Ernest Hantke died on that farm at the age of 50 years, after making good progress in its development. He was a worthy and respected citizen and served both on the school board, and on the board of his church, of which he was a leading member and strong supporter. His widow is still living. Their children were: Elizabeth, Ida (deceased), Louis, Pauline, Otto, August (deceased), Ernest (deceased), Anna, Minnie and Oscar. Otto A. Hantke was educated in the old McPherson district school in Grant Township and grew to manhood on his parents' farm, where he acquired a competent knowledge of agriculture in assisting his father.

When a young man he also spent two winters in the woods. In time he came into possession of the homestead, which was then a tract of 120 acres, but to which he has since added an improved tract of eighty acres, lying across the road in sections 28 and 33. He is carrying on general farming successfully, raising a good grade of stock and has served as supervisor of the township and as a member of the school board.
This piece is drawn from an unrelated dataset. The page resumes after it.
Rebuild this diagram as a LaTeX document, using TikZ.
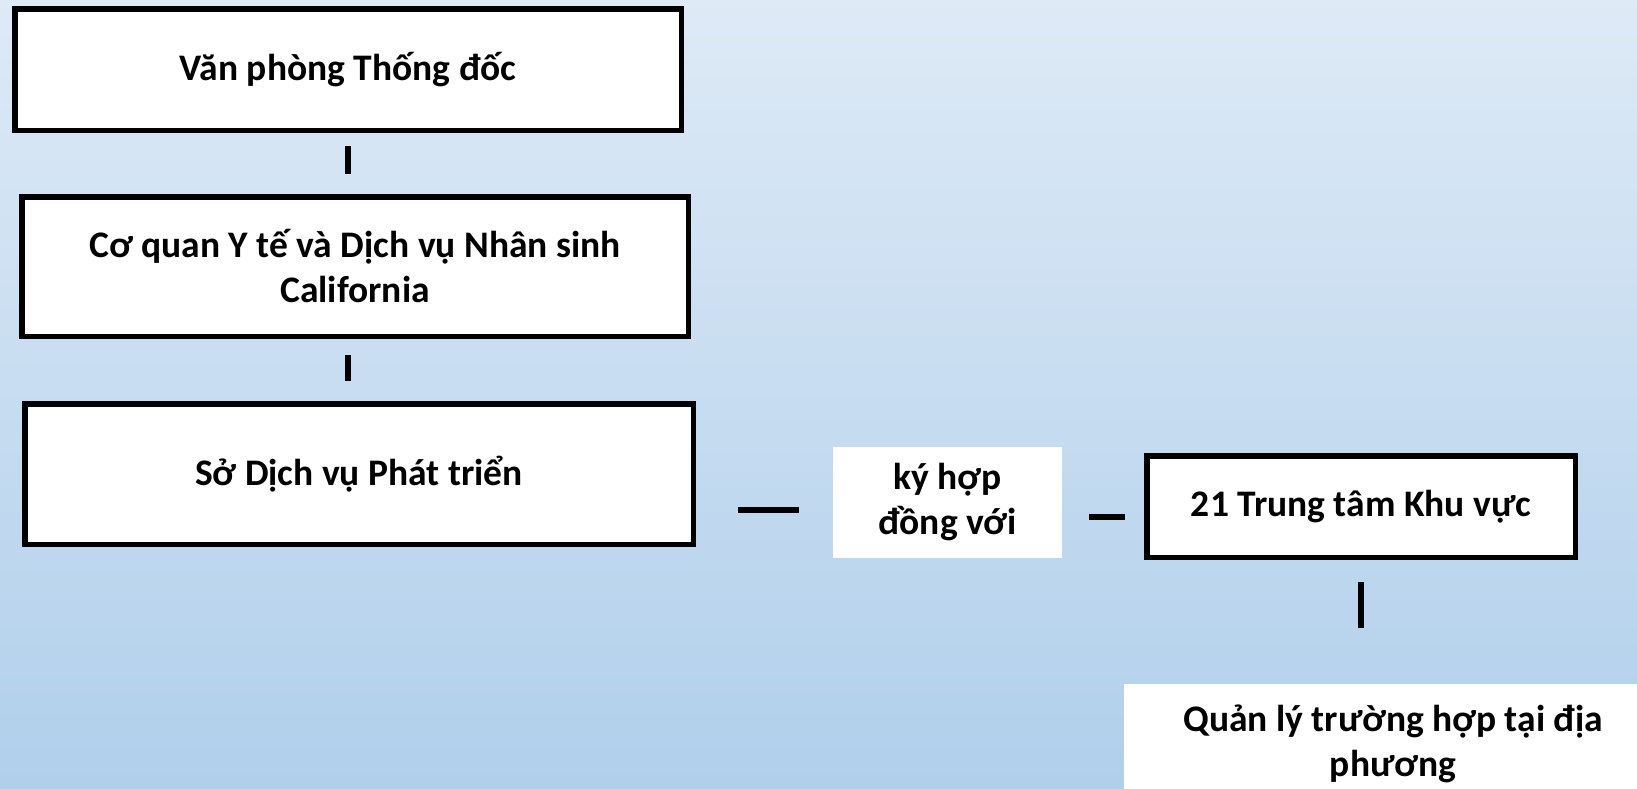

Mr. Hantke was first married to Mary Lazotta, daughter of Mathias Lazotta, a pioneer settler in Grant Township. She died at the age of 32, leaving four children: Leo, Reuben, Anthony and Lillian. Mr. Hantke married for his second wife, Mrs. Otellia Jacobt, daughter of Joseph Jacobt, and widow of Gustaf Wolf. Of this second marriage no children have been born. By her former marriage Mrs. Hantke had one child, Elsie.